In a matter of two years, the Syrian Desert Hawks (var. Liwaa Suqour Al-Sahra) have become one of the most effective fighting forces in the Syrian War; however, very little is known about this paramilitary group. Often described as a unit from the pro-government “National Defense Forces” (var. NDF), the Desert Hawks actually have no affiliation with the latter or the Syrian Arab Army (SAA).
The man behind the Desert Hawks:
The Desert Hawks were originally started by a retired Syrian Army officer, General Mohammad Jaber, in early 2013. Following his retirement from the Syrian Armed Forces, General Jaber used his contacts in the government to secure lucrative business deals that included the purchase of oil and natural gas refineries. General Jaber would quickly become the J.D. Rockefeller of Syrian businessmen, accumulating a large fortune that afforded him the ability to travel around the world and purchase lucrative villas in several Mediterranean countries. When the Syrian conflict turned violent, General Jaber found his economic interests facing a grave threat from armed groups.

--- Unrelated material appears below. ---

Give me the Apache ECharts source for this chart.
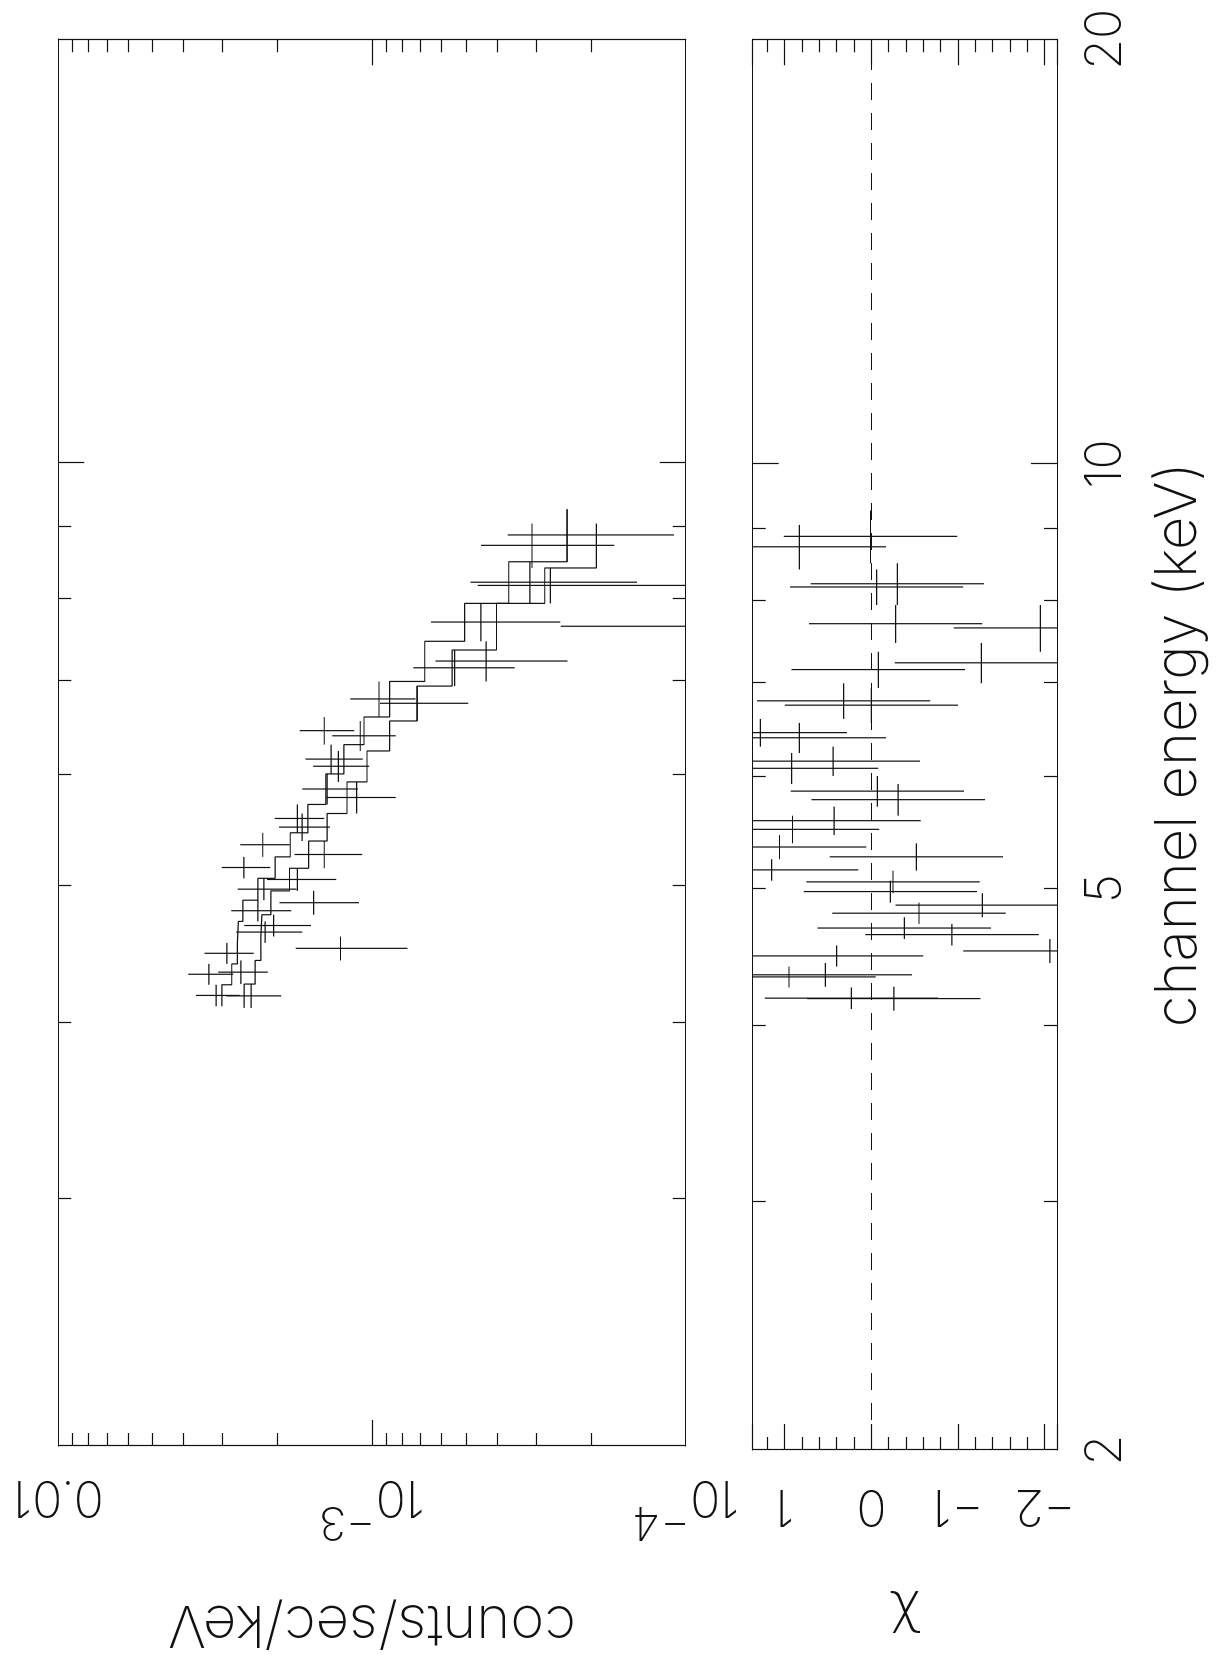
<!DOCTYPE html>
<html>
<head>
<meta charset="utf-8">
<title>Spectrum and residuals</title>
<script src="https://cdn.jsdelivr.net/npm/echarts@6.0.0/dist/echarts.min.js"></script>
<style>
  html, body { margin:0; padding:0; background:#fff; width:1217px; height:1660px; overflow:hidden; }
  #chart { position:absolute; left:0; top:0; width:1660px; height:1217px;
           transform-origin:0 0; transform:translate(0px,1660px) rotate(-90deg); }
</style>
</head>
<body>
<div id="chart"></div>
<script>
// ---------------- data ----------------
// Dataset A: channel bin edges (keV), counts/sec/keV, 1-sigma error, model, residual chi
const energyEdgesA = [4.108, 4.255, 4.403, 4.557, 4.720, 4.887, 5.065, 5.246, 5.457, 5.716, 6.009, 6.304, 6.596, 6.991, 7.466, 7.944, 8.504, 9.267];
const countsA = [3.14e-3, 3.31e-3, 2.90e-3, 2.19e-3, 2.31e-3, 2.21e-3, 2.56e-3, 2.23e-3, 1.73e-3, 1.39e-3, 1.35e-3, 1.42e-3, 9.50e-4, 4.33e-4, 4.50e-4, 3.14e-4, 2.39e-4];
const errorsA = [5.0e-4, 5.4e-4, 5.2e-4, 5.2e-4, 5.0e-4, 4.7e-4, 4.5e-4, 4.0e-4, 3.1e-4, 2.8e-4, 2.8e-4, 2.8e-4, 2.23e-4, 1.95e-4, 1.99e-4, 1.71e-4, 1.30e-4];
const modelA = [3.01e-3, 2.80e-3, 2.685e-3, 2.665e-3, 2.58e-3, 2.31e-3, 2.035e-3, 1.822e-3, 1.60e-3, 1.402e-3, 1.2285e-3, 1.0604e-3, 8.787e-4, 6.79e-4, 5.065e-4, 3.665e-4, 2.387e-4];
const chiA = [0.23, 0.95, 0.40, -0.93, -0.55, -0.22, 1.15, 1.06, 0.43, -0.07, 0.44, 1.28, 0.32, -1.27, -0.28, -0.30, 0.01];

// Dataset B
const energyEdgesB = [4.097, 4.260, 4.428, 4.605, 4.772, 4.962, 5.149, 5.384, 5.632, 5.931, 6.239, 6.553, 6.938, 7.360, 7.944, 8.418, 9.053];
const countsB = [2.43e-3, 2.62e-3, 1.26e-3, 2.06e-3, 1.536e-3, 1.73e-3, 1.42e-3, 1.67e-3, 1.12e-3, 1.28e-3, 1.09e-3, 7.18e-4, 5.45e-4, 0.91e-4, 2.70e-4, 3.09e-4];
const errorsB = [4.85e-4, 4.7e-4, 4.9e-4, 4.95e-4, 4.35e-4, 4.3e-4, 3.45e-4, 3.1e-4, 2.8e-4, 2.6e-4, 2.5e-4, 2.25e-4, 1.94e-4, 1.59e-4, 1.90e-4, 1.40e-4];
const modelB = [2.556e-3, 2.358e-3, 2.26e-3, 2.244e-3, 2.101e-3, 1.832e-3, 1.593e-3, 1.391e-3, 1.2016e-3, 1.0375e-3, 8.787e-4, 7.184e-4, 5.555e-4, 4.01e-4, 2.814e-4, 1.925e-4];
const chiB = [-0.26, 0.53, -2.06, -0.38, -1.28, -0.25, -0.52, 0.91, -0.31, 0.92, 0.83, 0.00, -0.08, -1.95, -0.06, 0.83];

// axis ranges and tick values
const energyRange = [2, 20];
const countsRange = [1e-4, 1e-2];
const chiRange = [-2.142, 1.369];
const energyMinorTicks = [3, 4, 5, 6, 7, 8, 9];
const energyMajorTicks = [10];
const energyTickLabels = [2, 5, 10, 20];
const countsMinorTicks = [2e-4, 3e-4, 4e-4, 5e-4, 6e-4, 7e-4, 8e-4, 9e-4, 2e-3, 3e-3, 4e-3, 5e-3, 6e-3, 7e-3, 8e-3, 9e-3];
const countsMajorTicks = [1e-3];
const countsTickLabels = [1e-4, 1e-3, 1e-2];
const chiTickLabels = [-2, -1, 0, 1];

// ---------------- styling ----------------
const INK = '#111';
const LW = 1.2;
const FONT = "Inter, 'DejaVu Sans', sans-serif";
const WEIGHT = 200;
const TICK_FS = 50;
const NAME_FS = 58;

function binsOf(edges, vals, errs) {
  return vals.map((v, i) => [edges[i], edges[i + 1], v, errs ? errs[i] : 1]);
}
function stepOf(edges, vals) {
  const pts = [];
  vals.forEach((v, i) => { pts.push([edges[i], v]); pts.push([edges[i + 1], v]); });
  return pts;
}
function crossRenderer(isLog) {
  return function (params, api) {
    const lo = api.value(0), hi = api.value(1), v = api.value(2), e = api.value(3);
    const mid = (lo + hi) / 2;
    const a = api.coord([lo, v]), b = api.coord([hi, v]);
    const low = isLog ? Math.max(v - e, 1e-9) : v - e;
    const c1 = api.coord([mid, low]), c2 = api.coord([mid, v + e]);
    const st = { stroke: INK, lineWidth: LW };
    return { type: 'group', children: [
      { type: 'line', shape: { x1: a[0], y1: a[1], x2: b[0], y2: b[1] }, style: st },
      { type: 'line', shape: { x1: c1[0], y1: c1[1], x2: c2[0], y2: c2[1] }, style: st }
    ]};
  };
}

const lineStyle = { color: INK, width: LW };
const textBase = { color: INK, fontFamily: FONT, fontWeight: WEIGHT };

function energyAxis(gridIndex, position, ticks, len, showLine, labels) {
  const ax = {
    type: 'log', logBase: 10, min: energyRange[0], max: energyRange[1], gridIndex, position,
    axisLine: { show: showLine, onZero: false, lineStyle },
    axisTick: { show: true, inside: true, length: len, customValues: ticks, lineStyle },
    axisLabel: { show: false }, splitLine: { show: false }
  };
  if (labels) {
    ax.axisLabel = Object.assign({ show: true, customValues: energyTickLabels, margin: 23.5, fontSize: TICK_FS,
      alignMinLabel: 'center', alignMaxLabel: 'center',
      formatter: v => String(Math.round(v)) }, textBase);
    ax.name = 'channel energy (keV)';
    ax.nameLocation = 'middle';
    ax.nameGap = 93;
    ax.nameTextStyle = Object.assign({ fontSize: NAME_FS }, textBase);
  }
  return ax;
}
function countsAxis(position, ticks, len, showLine, labels) {
  const ax = {
    type: 'log', logBase: 10, min: countsRange[0], max: countsRange[1], gridIndex: 0, position,
    axisLine: { show: showLine, onZero: false, lineStyle },
    axisTick: { show: true, inside: true, length: len, customValues: ticks, lineStyle },
    axisLabel: { show: false }, splitLine: { show: false }
  };
  if (labels) {
    ax.axisLabel = {
      show: true, customValues: countsTickLabels, rotate: 90, margin: 25,
      alignMinLabel: 'center', alignMaxLabel: 'center', hideOverlap: false,
      formatter: v => {
        const p = Math.round(Math.log10(v));
        if (p === -2) return '{b|0.01}';
        return '{b|10}{s|\u2212' + (-p) + '}';
      },
      rich: {
        b: Object.assign({ fontSize: TICK_FS, lineHeight: 73, verticalAlign: 'bottom' }, textBase),
        s: Object.assign({ fontSize: 46, lineHeight: 73, verticalAlign: 'top' }, textBase)
      }
    };
    ax.name = 'counts/sec/keV';
    ax.nameLocation = 'middle';
    ax.nameRotate = 90;
    ax.nameGap = 148;
    ax.nameTextStyle = Object.assign({ fontSize: NAME_FS }, textBase);
  }
  return ax;
}
function chiAxis(position, labels) {
  const ax = {
    type: 'value', min: chiRange[0], max: chiRange[1], gridIndex: 1, position,
    axisLine: { show: true, onZero: false, lineStyle },
    axisTick: { show: true, inside: true, length: 26, lineStyle },
    minorTick: { show: true, splitNumber: 5, length: 13, lineStyle },
    axisLabel: { show: false }, splitLine: { show: false }
  };
  if (labels) {
    ax.axisLabel = Object.assign({ show: true, customValues: chiTickLabels, rotate: 90, margin: 30, fontSize: TICK_FS,
      formatter: v => (v < 0 ? '\u2212' + Math.abs(v) : String(v)) }, textBase);
    ax.name = '\u03c7';
    ax.nameLocation = 'middle';
    ax.nameRotate = 90;
    ax.nameGap = 140;
    ax.nameTextStyle = { fontSize: 56, color: INK, fontFamily: "'DejaVu Sans', sans-serif", fontWeight: 200 };
  }
  return ax;
}

const option = {
  backgroundColor: '#fff',
  animation: false,
  grid: [
    { left: 210, right: 39.3, top: 58.3, height: 627.4, containLabel: false },
    { left: 210, right: 39.3, top: 752.7, height: 304.3, containLabel: false }
  ],
  xAxis: [
    energyAxis(0, 'bottom', energyMinorTicks, 13, true, false),
    energyAxis(0, 'top', energyMinorTicks, 13, true, false),
    energyAxis(0, 'bottom', energyMajorTicks, 26, false, false),
    energyAxis(0, 'top', energyMajorTicks, 26, false, false),
    energyAxis(1, 'bottom', energyMinorTicks, 13, true, true),
    energyAxis(1, 'top', energyMinorTicks, 13, true, false),
    energyAxis(1, 'bottom', energyMajorTicks, 26, false, false),
    energyAxis(1, 'top', energyMajorTicks, 26, false, false)
  ],
  yAxis: [
    countsAxis('left', countsMinorTicks, 13, true, true),
    countsAxis('right', countsMinorTicks, 13, true, false),
    countsAxis('left', countsMajorTicks, 26, false, false),
    countsAxis('right', countsMajorTicks, 26, false, false),
    chiAxis('left', true),
    chiAxis('right', false)
  ],
  series: [
    { name: 'data A', type: 'custom', xAxisIndex: 0, yAxisIndex: 0, clip: true, silent: true,
      encode: { x: [0, 1], y: 2 }, renderItem: crossRenderer(true), data: binsOf(energyEdgesA, countsA, errorsA) },
    { name: 'data B', type: 'custom', xAxisIndex: 0, yAxisIndex: 0, clip: true, silent: true,
      encode: { x: [0, 1], y: 2 }, renderItem: crossRenderer(true), data: binsOf(energyEdgesB, countsB, errorsB) },
    { name: 'model A', type: 'line', xAxisIndex: 0, yAxisIndex: 0, symbol: 'none', silent: true,
      lineStyle: { color: INK, width: LW }, data: stepOf(energyEdgesA, modelA) },
    { name: 'model B', type: 'line', xAxisIndex: 0, yAxisIndex: 0, symbol: 'none', silent: true,
      lineStyle: { color: INK, width: LW }, data: stepOf(energyEdgesB, modelB) },
    { name: 'chi A', type: 'custom', xAxisIndex: 4, yAxisIndex: 4, clip: true, silent: true,
      encode: { x: [0, 1], y: 2 }, renderItem: crossRenderer(false), data: binsOf(energyEdgesA, chiA),
      markLine: { silent: true, symbol: 'none', label: { show: false },
        lineStyle: { color: INK, width: LW, type: [17, 13] }, data: [{ yAxis: 0 }] } },
    { name: 'chi B', type: 'custom', xAxisIndex: 4, yAxisIndex: 4, clip: true, silent: true,
      encode: { x: [0, 1], y: 2 }, renderItem: crossRenderer(false), data: binsOf(energyEdgesB, chiB) }
  ]
};

const chart = echarts.init(document.getElementById('chart'), null, { renderer: 'canvas', width: 1660, height: 1217 });
chart.setOption(option);
</script>
</body>
</html>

Formation of the Desert Hawks:
Syria is not known for its prevalence of defense contracting companies; so when General Jaber went searching for mercenaries to protect his oil assets in the Syrian Desert, he quickly realized he was alone in this matter. With his hundreds of millions of dollars, General Jaber decided to recruit former soldiers from the Syrian Arab Army’s Special Forces. General Jaber offered generous wages to these men in return for their allegiance and protection. Unlike the Syrian Arab Army, General Jaber purchased most of the equipment for his mercenaries from western arms dealers. From desert camouflage battle fatigues to U.S. manufactured pick-up trucks; these soldiers-for-hire were well-equipped for their future assignments.
War in the desert:
Not long after their formation, the Desert Hawks faced an incredible threat from local rebel groups; however, nothing could prepare them for the emergence of the Islamic State of Iraq and Al-Sham (ISIS) in the Summer of 2014. ISIS swept through much of Syria’s eastern countryside, capturing all of the rebel-held territory in the provinces of Al-Hasakah, Deir Ezzor, Al-Raqqa, and east Homs. As a result of their expansion, ISIS was position to attack the government controlled “Al-Sha’ar Gas Fields” in northeast Homs.
Before ISIS’ presence in northeast Homs, the Desert Hawks rarely participated in battles against the anti-government forces. When the predominately Armenian city of Kessab was captured by the jihadist rebels in 2014, several Desert Hawks from rural Latakia received permission from General Jaber to help drive back Harakat Ahrar Al-Sham and reclaim the Turkish border-crossing. Following the Kessab battle, the Desert Hawks returned to their posts, until they were asked by the Syrian government to help liberate the Al-Sha’ar Gas Fields in late 2014. The Desert Hawks honored this request from the government and helped liberate the Al-Sha’ar Gas Fields.